* What is expected: Each line that holds the word "diagram" counts once; report how many lines do so and nothing else.

* Listing:
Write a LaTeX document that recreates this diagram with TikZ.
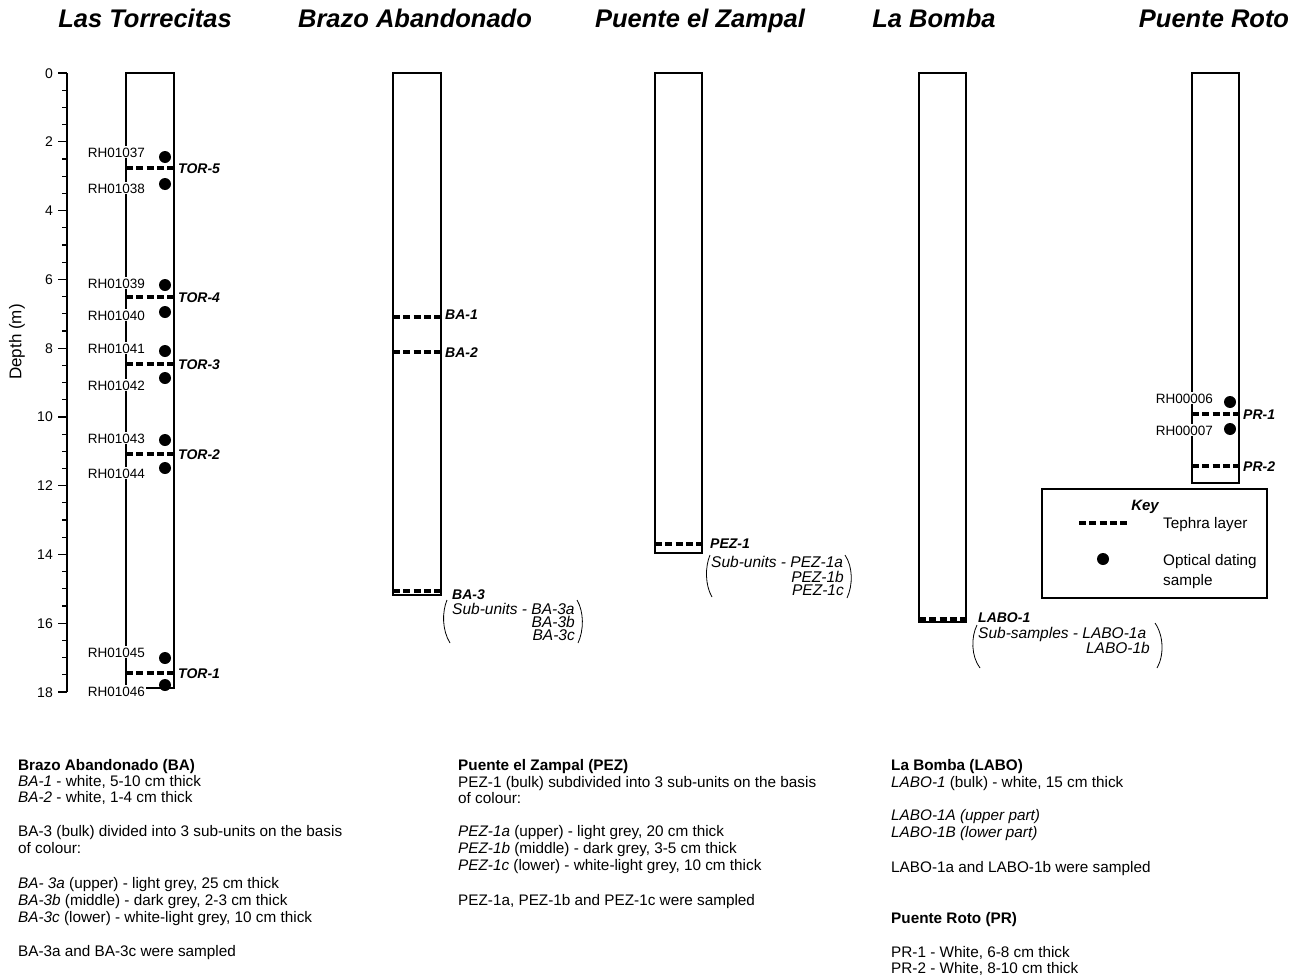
\documentclass[tikz,border=0pt]{standalone}
\usepackage{fontspec}
\setmainfont{Liberation Sans}
\begin{document}
\begin{tikzpicture}[x=1pt,y=-1pt,
  ttl/.style={font=\fontsize{25.5}{30}\selectfont\bfseries\itshape, inner sep=0pt, anchor=center, text height=18.5pt, text depth=5pt},
  column/.style={draw, line width=1.4pt},
  tephra/.style={line width=3.8pt, dash pattern=on 7pt off 3.25pt},
  dotmark/.style={fill, circle, inner sep=0pt, minimum size=12pt},
  samplab/.style={font=\fontsize{13.5}{16}\selectfont, anchor=east, fill=white, inner xsep=1pt, inner ysep=1pt, text height=10pt, text depth=0pt},
  laylab/.style={font=\fontsize{14}{16}\selectfont\bfseries\itshape, anchor=west, inner sep=0pt, text height=10pt, text depth=0pt},
  subtxt/.style={font=\fontsize{15.5}{13}\selectfont\itshape, inner sep=0pt, text height=10pt, text depth=0pt},
  body/.style={font=\fontsize{15.3}{17}\selectfont, anchor=west, inner sep=0pt, text height=10.5pt, text depth=0pt},
  ticklab/.style={font=\fontsize{14}{16}\selectfont, anchor=east, inner sep=0pt, text height=10pt, text depth=0pt},
  brk/.style={line width=0.8pt},
]
\useasboundingbox (0,0) rectangle (1293,977);

% titles
\node[ttl] (t1) at (145,21) {Las Torrecitas};
\node[ttl] (t2) at (415,21) {Brazo Abandonado};
\node[ttl] (t3) at (700,21) {Puente el Zampal};
\node[ttl] (t4) at (934,21) {La Bomba};
\node[ttl] (t5) at (1214,21) {Puente Roto};

% depth axis
\draw[line width=1.3pt] (67,73) -- (67,692);
\foreach \d in {0.5,1,...,17.5} {
  \pgfmathsetmacro\yy{73+34.39*\d}
  \draw[line width=1.2pt] (62,\yy) -- (67,\yy);
}
\foreach \d in {0,2,...,18} {
  \pgfmathsetmacro\yy{73+34.39*\d}
  \draw[line width=1.2pt] (58,\yy) -- (67,\yy);
  \node[ticklab] (tick\d) at (53,\yy) {\d};
}
\node[rotate=90, font=\fontsize{17}{19}\selectfont] (depthlab) at (17,342) {Depth (m)};

% Las Torrecitas
\draw[column] (126,73) rectangle (174,688);
\foreach \y/\n in {168/5, 297/4, 364/3, 454/2, 673/1} {
  \draw[tephra] (126,\y) -- (174,\y);
  \node[laylab] (tor\n) at (178,\y) {TOR-\n};
}
\foreach \y/\n in {157/37, 184/38, 285/39, 312/40, 351/41, 378/42, 440/43, 468/44, 658/45, 685/46} {
  \node[dotmark] (dot\n) at (165,\y) {};
}
\foreach \y/\n in {152/37, 188/38, 283/39, 315/40, 348/41, 385/42, 438/43, 473/44, 652/45, 691/46} {
  \node[samplab] (rh\n) at (146,\y) {RH010\n};
}

% Brazo Abandonado
\draw[column] (393,73) rectangle (441,595);
\draw[tephra] (393,317) -- (441,317);
\node[laylab] (ba1) at (445,314) {BA-1};
\draw[tephra] (393,352) -- (441,352);
\node[laylab] (ba2) at (445,352) {BA-2};
\draw[tephra] (393,591) -- (441,591);
\node[laylab] (ba3) at (452,594) {BA-3};
\node[subtxt, anchor=west] (bas) at (452,609) {Sub-units - BA-3a};
\node[subtxt, anchor=east] (bab) at (575,622) {BA-3b};
\node[subtxt, anchor=east] (bac) at (575,635) {BA-3c};
\draw[brk] (447,600) .. controls (442,612) and (442,630) .. (450,643);
\draw[brk] (577,600) .. controls (584,612) and (584,630) .. (578,643);

% Puente el Zampal
\draw[column] (655,73) rectangle (702,553);
\draw[tephra] (655,544) -- (702,544);
\node[laylab] (pez1) at (710,543) {PEZ-1};
\node[subtxt, anchor=west] (pezs) at (711,562) {Sub-units - PEZ-1a};
\node[subtxt, anchor=east] (pezb) at (844,577) {PEZ-1b};
\node[subtxt, anchor=east] (pezc) at (844,590) {PEZ-1c};
\draw[brk] (710,555) .. controls (705,567) and (705,585) .. (712,597);
\draw[brk] (845,555) .. controls (853,567) and (853,585) .. (847,598);

% La Bomba
\draw[column] (919,73) rectangle (966,622);
\draw[tephra] (919,619) -- (966,619);
\node[laylab] (labo1) at (978,617) {LABO-1};
\node[subtxt, anchor=west] (labos) at (978,633) {Sub-samples - LABO-1a};
\node[subtxt, anchor=east] (labob) at (1150,648) {LABO-1b};
\draw[brk] (977,625) .. controls (971,637) and (971,656) .. (980,668);
\draw[brk] (1155,623) .. controls (1164,636) and (1164,656) .. (1157,668);

% Puente Roto
\draw[column] (1192,73) rectangle (1239,483);
\draw[tephra] (1192,414) -- (1239,414);
\node[laylab] (pr1) at (1243,414) {PR-1};
\draw[tephra] (1192,466) -- (1239,466);
\node[laylab] (pr2) at (1243,466) {PR-2};
\node[dotmark] (dot06) at (1230,402) {};
\node[dotmark] (dot07) at (1230,429) {};
\node[samplab] (rh06) at (1214,398) {RH00006};
\node[samplab] (rh07) at (1214,430) {RH00007};

% Key
\draw[line width=1.2pt] (1042,489) rectangle (1267,598);
\node[font=\fontsize{15}{17}\selectfont\bfseries\itshape, inner sep=0pt, text height=10.5pt, text depth=0pt] (key) at (1145,505) {Key};
\draw[tephra] (1079,523) -- (1127,523);
\node[body] (keyt) at (1163,523) {Tephra layer};
\node[dotmark] (keyd) at (1103,559) {};
\node[body] (keyo1) at (1163,560) {Optical dating};
\node[body] (keyo2) at (1163,580) {sample};

% text block 1
\node[body] (a1) at (18,765) {\textbf{Brazo Abandonado (BA)}};
\node[body] (a2) at (18,781) {\textit{BA-1} - white, 5-10 cm thick};
\node[body] (a3) at (18,797) {\textit{BA-2} - white, 1-4 cm thick};
\node[body] (a4) at (18,831) {BA-3 (bulk) divided into 3 sub-units on the basis};
\node[body] (a5) at (18,848) {of colour:};
\node[body] (a6) at (18,883) {\textit{BA- 3a} (upper) - light grey, 25 cm thick};
\node[body] (a7) at (18,900) {\textit{BA-3b} (middle) - dark grey, 2-3 cm thick};
\node[body] (a8) at (18,917) {\textit{BA-3c} (lower) - white-light grey, 10 cm thick};
\node[body] (a9) at (18,951) {BA-3a and BA-3c were sampled};

% text block 2
\node[body] (b1) at (458,765) {\textbf{Puente el Zampal (PEZ)}};
\node[body] (b2) at (458,782) {PEZ-1 (bulk) subdivided into 3 sub-units on the basis};
\node[body] (b3) at (458,798) {of colour:};
\node[body] (b4) at (458,831) {\textit{PEZ-1a} (upper) - light grey, 20 cm thick};
\node[body] (b5) at (458,848) {\textit{PEZ-1b} (middle) - dark grey, 3-5 cm thick};
\node[body] (b6) at (458,865) {\textit{PEZ-1c} (lower) - white-light grey, 10 cm thick};
\node[body] (b7) at (458,900) {PEZ-1a, PEZ-1b and PEZ-1c were sampled};

% text block 3
\node[body] (c1) at (891,765) {\textbf{La Bomba (LABO)}};
\node[body] (c2) at (891,782) {\textit{LABO-1} (bulk) - white, 15 cm thick};
\node[body] (c3) at (891,815) {\textit{LABO-1A (upper part)}};
\node[body] (c4) at (891,832) {\textit{LABO-1B (lower part)}};
\node[body] (c5) at (891,867) {LABO-1a and LABO-1b were sampled};
\node[body] (c6) at (891,918) {\textbf{Puente Roto (PR)}};
\node[body] (c7) at (891,952) {PR-1 - White, 6-8 cm thick};
\node[body] (c8) at (891,968) {PR-2 - White, 8-10 cm thick};
\end{tikzpicture}
\end{document}
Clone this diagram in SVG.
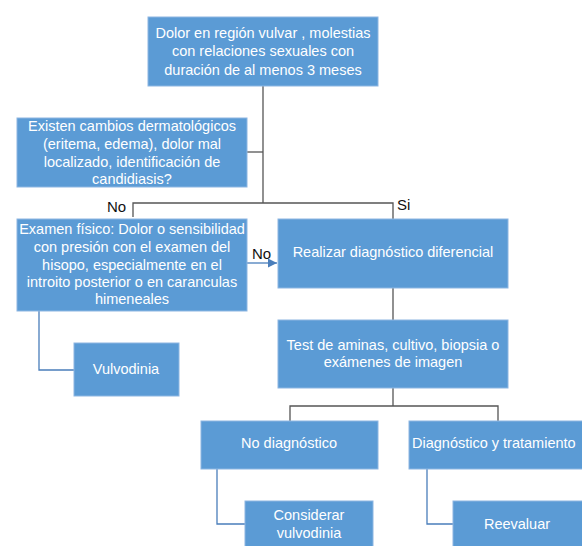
<svg xmlns="http://www.w3.org/2000/svg" width="582" height="546" viewBox="0 0 582 546">
<defs>
<style>
.box{fill:#5B9BD5;stroke:#8DB6E2;stroke-width:1}
.t{font-family:"Liberation Sans",Arial,sans-serif;font-size:14.5px;fill:#fff;text-anchor:middle;dominant-baseline:central}
.lbl{font-family:"Liberation Sans",Arial,sans-serif;font-size:15px;fill:#111;dominant-baseline:central}
.g{fill:none;stroke:#555;stroke-width:1.3}
.b{fill:none;stroke:#4A7EBB;stroke-width:1.3}
</style>
<marker id="arr" viewBox="0 0 10 10" refX="10" refY="5" markerWidth="9" markerHeight="9" markerUnits="userSpaceOnUse" orient="auto"><path d="M0,0 L10,5 L0,10 z" fill="#4A7EBB"/></marker>
</defs>
<rect width="582" height="546" fill="#fff"/>
<g id="connectors">
<path class="g" d="M263,86 V203"/>
<path class="g" d="M247,152 H263"/>
<path class="g" d="M133,217 V203 H393 V219"/>
<path class="b" d="M247,263 H277" marker-end="url(#arr)"/>
<path class="b" d="M39,311 V370 H74"/>
<path class="g" d="M393,288 V320"/>
<path class="g" d="M393,388 V406"/>
<path class="g" d="M290,421 V406 H498 V421"/>
<path class="b" d="M217,469 V524 H245"/>
<path class="b" d="M427,469 V524 H453"/>
<text class="lbl" x="107" y="206">No</text>
<text class="lbl" x="397" y="204">Si</text>
<text class="lbl" x="252" y="253">No</text>
</g>
<g id="n1"><rect class="box" x="148" y="17" width="230" height="69"/>
<text class="t" x="263" y="33">Dolor en región vulvar , molestias</text>
<text class="t" x="263" y="51">con relaciones sexuales con</text>
<text class="t" x="263" y="70">duración de al menos 3 meses</text></g>
<g id="n2"><rect class="box" x="17" y="118" width="230" height="69"/>
<text class="t" x="132" y="126">Existen cambios dermatológicos</text>
<text class="t" x="132" y="144">(eritema, edema), dolor mal</text>
<text class="t" x="132" y="162">localizado, identificación de</text>
<text class="t" x="132" y="179">candidiasis?</text></g>
<g id="n3"><rect class="box" x="17" y="219" width="230" height="92"/>
<text class="t" x="132" y="229">Examen físico: Dolor o sensibilidad</text>
<text class="t" x="132" y="247">con presión con el examen del</text>
<text class="t" x="132" y="265">hisopo, especialmente en el</text>
<text class="t" x="132" y="282">introito posterior o en caranculas</text>
<text class="t" x="132" y="299">himeneales</text></g>
<g id="n4"><rect class="box" x="278" y="219" width="230" height="69"/>
<text class="t" x="393" y="252">Realizar diagnóstico diferencial</text></g>
<g id="n5"><rect class="box" x="74" y="343" width="105" height="53"/>
<text class="t" x="126" y="369">Vulvodinia</text></g>
<g id="n6"><rect class="box" x="278" y="320" width="230" height="68"/>
<text class="t" x="393" y="345">Test de aminas, cultivo, biopsia o</text>
<text class="t" x="393" y="362">exámenes de imagen</text></g>
<g id="n7"><rect class="box" x="201" y="421" width="177" height="48"/>
<text class="t" x="289" y="443">No diagnóstico</text></g>
<g id="n8"><rect class="box" x="409" y="421" width="180" height="48"/>
<text class="t" x="412" y="443" style="text-anchor:start">Diagnóstico y tratamiento</text></g>
<g id="n9"><rect class="box" x="245" y="501" width="128" height="50"/>
<text class="t" x="309" y="515">Considerar</text>
<text class="t" x="309" y="533">vulvodinia</text></g>
<g id="n10"><rect class="box" x="453" y="501" width="135" height="50"/>
<text class="t" x="517" y="524">Reevaluar</text></g>
</svg>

* Exercise output: 2